Além disso, publicações que noticiaram mortes violentas de religiosos e religiosas representam 7,6% dos casos. “O cenário que encontramos é cada vez mais visibilidade desses casos. Até 2021, tínhamos localizado 135 notícias tratando de violências. Nos anos seguintes, saímos de 299, em 2022, para 548 publicações em 2024”, afirma Miranda. Vizinhos dos terreiros são os principais acusados de violações, correspondendo a 10,9%. Em seguida, surgem traficantes, representando 7,6%.

Segundo a coordenadora, os casos de violência têm não apenas aumentado em quantidade, mas também em gravidade. “Antes, uma pessoa xingava a outra, agora temos casos de apedrejamento, de agressões físicas e de assassinatos. Encontramos 40 casos de mortes violentas associadas a conflitos desse tipo”. Um conjunto variado de fatores contribui para a situação, de acordo com a professora, que ressalta a valorização do discurso de ódio na esfera política.

“Nos últimos anos, tivemos um movimento político que estimulava determinados comportamentos e isso se configurou, sim, num agravamento do quadro de violações”, comenta. “Isso é um fator, mas estamos lidando com um fenômeno complexo que tem muitas coisas. Um outro caso, que faz com o Rio de Janeiro tenha muita visibilidade, é a atuação dos autodenominados traficantes evangélicos, sujeitos que agem de forma criminosa, principalmente na ocupação do território de forma armada e violenta. Esses sujeitos se julgam donos do território, governando de maneira ilícita, expulsando e proibindo terreiros”.

Mobilizações

Do total de publicações avaliadas, também foram observados 558 conteúdos que descreviam ações da sociedade civil e respostas do poder público para os casos de conflitos religiosos. Conforme o relatório, os atos e manifestações públicas somados representam 23,8% das ações, sendo os atos locais os mais expressivos (18,6%). As denúncias nas redes sociais (14,4%) também se destacam como forma de manifestação pública.

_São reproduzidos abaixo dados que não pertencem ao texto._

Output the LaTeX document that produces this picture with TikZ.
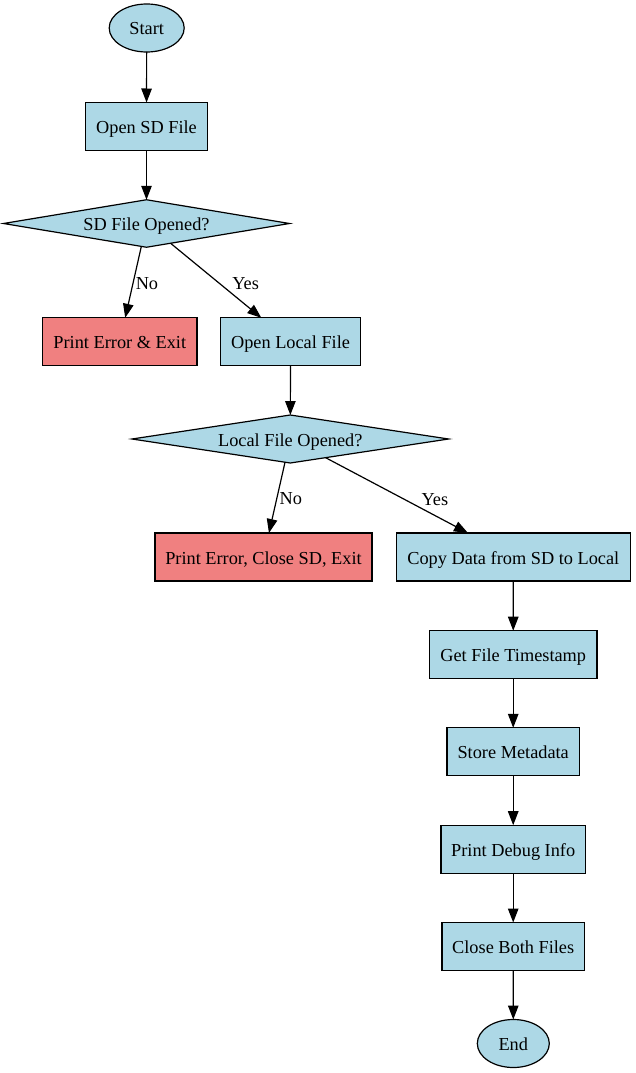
\documentclass[tikz,border=0pt]{standalone}
\usepackage{fontspec}
\setmainfont{Liberation Serif}
\usetikzlibrary{shapes.geometric,arrows.meta}
\definecolor{nodeblue}{RGB}{173,216,230}
\definecolor{nodecoral}{RGB}{240,128,128}
\tikzset{
  base/.style={draw=black, line width=1.2pt, inner sep=0pt, outer sep=0pt, minimum height=48pt, text height=14pt, text depth=0pt, font=\fontsize{18.3}{22}\selectfont},
  proc/.style={base, rectangle, fill=nodeblue},
  errbox/.style={base, rectangle, fill=nodecoral},
  term/.style={base, ellipse, fill=nodeblue},
  decision/.style={base, diamond, fill=nodeblue, aspect=6},
  edge/.style={draw=black, line width=1.2pt, -{Triangle[length=14pt,width=10.5pt]}},
  lbl/.style={font=\fontsize{18.3}{22}\selectfont, inner sep=0pt}
}
\begin{document}
\begin{tikzpicture}[x=1pt,y=-1pt]
\useasboundingbox[fill=white] (0,0) rectangle (635,1073);
\node[term, minimum width=75pt] (start) at (146.7,28) {Start};
\node[proc, minimum width=121.6pt] (open) at (146.5,126.5) {Open SD File};
\node[decision, minimum width=286pt, minimum height=47.5pt] (d1) at (146.5,223.5) {SD File Opened?};
\node[errbox, minimum width=154.3pt] (pe1) at (119.8,341.8) {Print Error \& Exit};
\node[proc, minimum width=139.6pt] (ol) at (290.5,341.8) {Open Local File};
\node[decision, minimum width=316.6pt] (d2) at (290.3,439) {Local File Opened?};
\node[errbox, minimum width=217pt] (pe2) at (263.5,557) {Print Error, Close SD, Exit};
\node[proc, minimum width=233.7pt] (cp) at (513.3,557) {Copy Data from SD to Local};
\node[proc, minimum width=167.7pt] (ts) at (513.2,654.7) {Get File Timestamp};
\node[proc, minimum width=132.6pt] (sm) at (513.2,751.8) {Store Metadata};
\node[proc, minimum width=144.6pt] (pd) at (513.2,849.2) {Print Debug Info};
\node[proc, minimum width=142.3pt] (cb) at (513.2,946.5) {Close Both Files};
\node[term, minimum width=72pt] (end) at (513.3,1043.5) {End};

\draw[edge] (start) -- (open);
\draw[edge] (open) -- (d1);
\draw[edge] (d1) -- node[lbl, pos=0.52, xshift=14pt] {No} (pe1);
\draw[edge] (d1) -- node[lbl, pos=0.54, xshift=26pt] {Yes} (ol);
\draw[edge] (ol) -- (d2);
\draw[edge] (d2) -- node[lbl, pos=0.51, xshift=14pt] {No} (pe2);
\draw[edge] (d2) -- node[lbl, pos=0.55, xshift=31pt] {Yes} (cp);
\draw[edge] (cp) -- (ts);
\draw[edge] (ts) -- (sm);
\draw[edge] (sm) -- (pd);
\draw[edge] (pd) -- (cb);
\draw[edge] (cb) -- (end);
\end{tikzpicture}
\end{document}
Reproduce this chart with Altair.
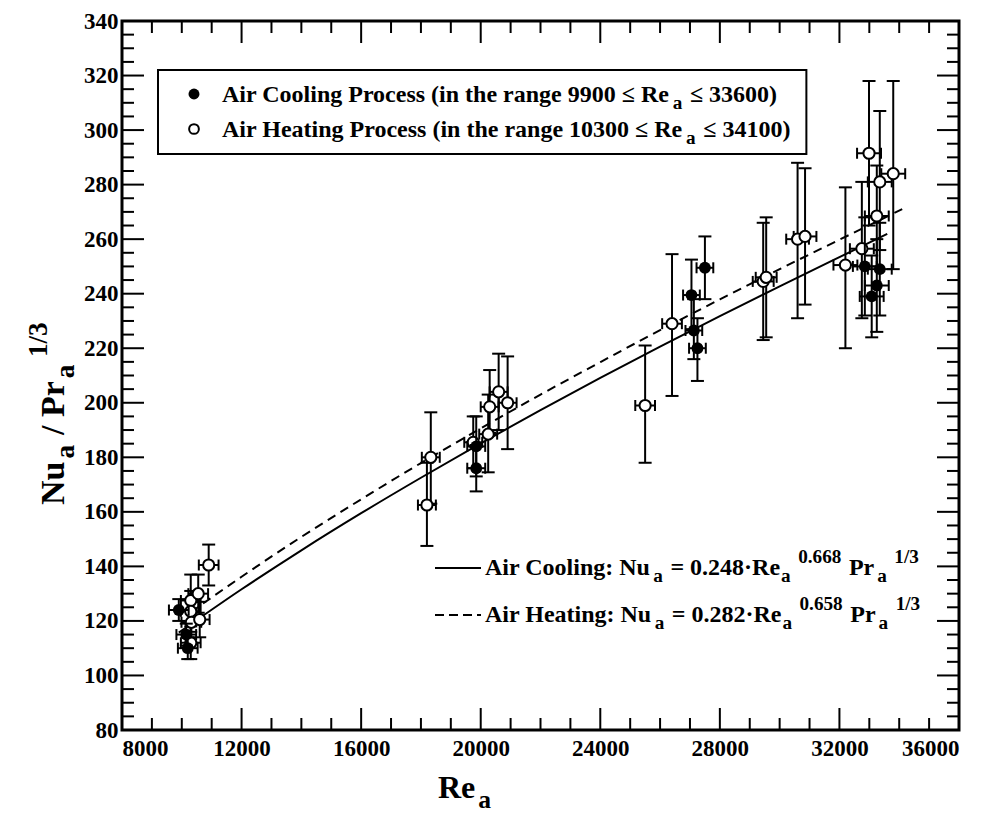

“Temos diferentes formas de mobilização, desde passeatas a atos públicos, denúncias aos órgãos de segurança, ações culturais, campanhas de conscientização, rodas de conversa e ações judiciais. Você tem um conjunto de ações que podem ser apenas da sociedade civil, mas podem ser também ações em parceria com os poderes públicos”, explica Miranda.

Além da Defensoria Pública e do Ministério Público, a professora aponta para a importância da atuação das secretarias de educação, uma vez que o relatório também investiga casos de intolerância no ambiente escolar, apesar de ações educativas representarem apenas 1% das atividades da sociedade civil nas publicações, assim como audiências públicas e grupos de trabalho. “A escola tem sido um lugar onde esses conflitos aparecem muito fortemente. Evidentemente, isso faz com as secretarias de educação sejam obrigadas a se posicionarem também”. 

“O racismo no Brasil está presente desde sempre, ele não acabou e, infelizmente, não vai acabar, mas acreditamos que fazendo um trabalho desse tipo estamos contribuindo para que os efeitos do racismo não sejam ignorados, para que os racistas não possam continuar fazendo o que fazem”, declara a coordenadora.